[Start]
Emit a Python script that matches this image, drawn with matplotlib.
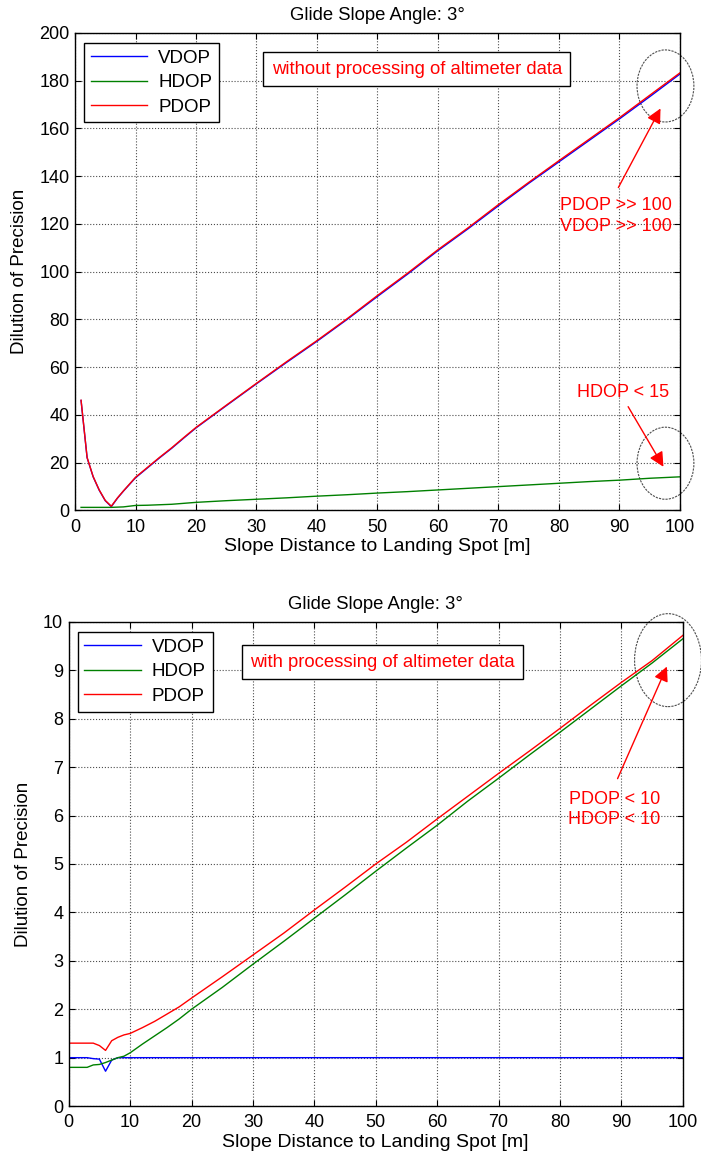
import matplotlib
matplotlib.use("Agg")
import matplotlib.pyplot as plt
from matplotlib.patches import Ellipse

plt.rcParams['font.family'] = ['Liberation Sans', 'DejaVu Sans']
plt.rcParams['font.size'] = 12

# top panel: without altimeter data
dist_top = [1, 2, 3, 4, 5, 6, 7, 8, 10, 12, 14, 16, 18, 20, 25, 30, 35, 40, 45, 50,
            55, 60, 65, 70, 75, 80, 85, 90, 95, 100]
vdop_top = [46, 22, 14, 8.4, 4, 1.5, 5, 8, 13.6, 17.8, 22, 26, 30.3, 34.5, 43.8, 53, 62, 70.8,
            80, 89.6, 99, 108.8, 118, 127.6, 137, 146, 155, 164, 173.3, 182.8]
hdop_top = [1.2, 1.2, 1.2, 1.2, 1.2, 1.2, 1.3, 1.4, 2.0, 2.1, 2.3, 2.5, 2.9, 3.3, 4.0, 4.6,
            5.2, 5.9, 6.5, 7.2, 7.8, 8.5, 9.2, 9.9, 10.6, 11.3, 12.0, 12.6, 13.4, 14.0]
pdop_top = [46.1, 22.1, 14.1, 8.5, 4.1, 1.7, 5.1, 8.1, 13.8, 18.0, 22.2, 26.2, 30.5, 34.7,
            44.0, 53.2, 62.3, 71.1, 80.3, 90.0, 99.4, 109.2, 118.4, 128.1, 137.4, 146.5,
            155.5, 164.5, 173.9, 183.3]

# bottom panel: with altimeter data
dist_bot = [0, 1, 2, 3, 4, 5, 6, 7, 8, 9, 10, 12, 14, 16, 18, 20, 25, 30, 35, 40, 45, 50,
            55, 60, 65, 70, 75, 80, 85, 90, 95, 100]
vdop_bot = [1.0, 1.0, 1.0, 1.0, 0.98, 0.97, 0.72, 0.95, 1.0, 1.0, 1.0, 1.0, 1.0, 1.0, 1.0,
            1.0, 1.0, 1.0, 1.0, 1.0, 1.0, 1.0, 1.0, 1.0, 1.0, 1.0, 1.0, 1.0, 1.0, 1.0, 1.0, 1.0]
hdop_bot = [0.8, 0.8, 0.8, 0.8, 0.85, 0.86, 0.9, 0.95, 1.0, 1.03, 1.1, 1.28, 1.45, 1.62, 1.8,
            2.0, 2.45, 2.93, 3.4, 3.88, 4.36, 4.85, 5.33, 5.8, 6.3, 6.77, 7.25, 7.72, 8.2,
            8.68, 9.15, 9.65]
pdop_bot = [1.3, 1.3, 1.3, 1.3, 1.3, 1.25, 1.15, 1.35, 1.42, 1.47, 1.5, 1.62, 1.75, 1.9, 2.05,
            2.23, 2.67, 3.12, 3.57, 4.05, 4.52, 5.0, 5.45, 5.93, 6.4, 6.87, 7.33, 7.8, 8.28,
            8.75, 9.2, 9.72]

GREEN = (0, 0.5, 0)

fig = plt.figure(figsize=(7.01, 11.57), dpi=100)
ax1 = fig.add_axes([0.107, 0.559, 0.863, 0.4125])
ax2 = fig.add_axes([0.098, 0.044, 0.876, 0.4185])


def style(ax, ylim, yticks):
    ax.set_xlim(0, 100)
    ax.set_ylim(*ylim)
    ax.set_xticks(range(0, 101, 10))
    ax.set_yticks(yticks)
    ax.tick_params(direction='in', top=True, right=True, length=4, labelsize=13)
    ax.tick_params(axis='x', pad=6)
    ax.tick_params(axis='y', pad=4)
    ax.grid(True, linestyle=':', color='0.3', linewidth=0.8)
    for s in ax.spines.values():
        s.set_linewidth(1.0)
    ax.set_title('Glide Slope Angle: 3°', fontsize=13.3, pad=9)
    ax.set_xlabel('Slope Distance to Landing Spot [m]', fontsize=14, labelpad=2)
    ax.set_ylabel('Dilution of Precision', fontsize=13.5, labelpad=8)


def legend(ax):
    lg = ax.legend(loc='upper left', bbox_to_anchor=(0.015, 0.979), borderaxespad=0,
                   fancybox=False, edgecolor='black', framealpha=1, handlelength=3.0,
                   fontsize=13.5, borderpad=0.35, labelspacing=0.4, handletextpad=0.6)
    lg.get_frame().set_linewidth(1.0)


# top
ax1.plot(dist_top, vdop_top, color='b', lw=1, label='VDOP')
ax1.plot(dist_top, hdop_top, color=GREEN, lw=1, label='HDOP')
ax1.plot(dist_top, pdop_top, color='r', lw=1, label='PDOP')
style(ax1, (0, 200), range(0, 201, 20))
legend(ax1)
ax1.text(56.5, 184.9, 'without processing of altimeter data', color='r', fontsize=13.3,
         ha='center', va='center',
         bbox=dict(boxstyle='square,pad=0.45', fc='white', ec='black', lw=1))
ax1.text(98.7, 123.3, 'PDOP >> 100\nVDOP >> 100', color='r', fontsize=13, ha='right',
         va='center', linespacing=1.25)
ax1.annotate('', xy=(97.0, 169.4), xytext=(89.6, 134.2),
             arrowprops=dict(arrowstyle='-|>', color='r', lw=1, mutation_scale=22))
ax1.text(90.6, 49.5, 'HDOP < 15', color='r', fontsize=13, ha='center', va='center')
ax1.annotate('', xy=(97.5, 17.2), xytext=(91.2, 44.4),
             arrowprops=dict(arrowstyle='-|>', color='r', lw=1, mutation_scale=22))
for cy in (177.8, 19.7):
    ax1.add_patch(Ellipse((97.6, cy), 9.4, 30.2, fill=False, ec='0.3', lw=0.8,
                          ls=(0, (2, 1)), clip_on=False))

# bottom
ax2.plot(dist_bot, vdop_bot, color='b', lw=1, label='VDOP')
ax2.plot(dist_bot, hdop_bot, color=GREEN, lw=1, label='HDOP')
ax2.plot(dist_bot, pdop_bot, color='r', lw=1, label='PDOP')
style(ax2, (0, 10), range(0, 11, 1))
legend(ax2)
ax2.text(51.1, 9.17, 'with processing of altimeter data', color='r', fontsize=13.3,
         ha='center', va='center',
         bbox=dict(boxstyle='square,pad=0.45', fc='white', ec='black', lw=1))
ax2.text(88.9, 6.12, 'PDOP < 10\nHDOP < 10', color='r', fontsize=13, ha='center',
         va='center', linespacing=1.25)
ax2.annotate('', xy=(97.6, 9.13), xytext=(89.2, 6.71),
             arrowprops=dict(arrowstyle='-|>', color='r', lw=1, mutation_scale=22))
ax2.add_patch(Ellipse((97.6, 9.21), 10.9, 1.92, fill=False, ec='0.3', lw=0.8,
                      ls=(0, (2, 1)), clip_on=False))

fig.savefig('out.png', dpi=100)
[End]
Written exercise: Everything from the first line of the listing above through the line that contains "plt.rcParams['font.size'] = 12" is to be restated word for word, minus the pictures.

Solution to this exercise:
Emit a Python script that matches this image, drawn with matplotlib.
import matplotlib
matplotlib.use("Agg")
import matplotlib.pyplot as plt
from matplotlib.patches import Ellipse

plt.rcParams['font.family'] = ['Liberation Sans', 'DejaVu Sans']
plt.rcParams['font.size'] = 12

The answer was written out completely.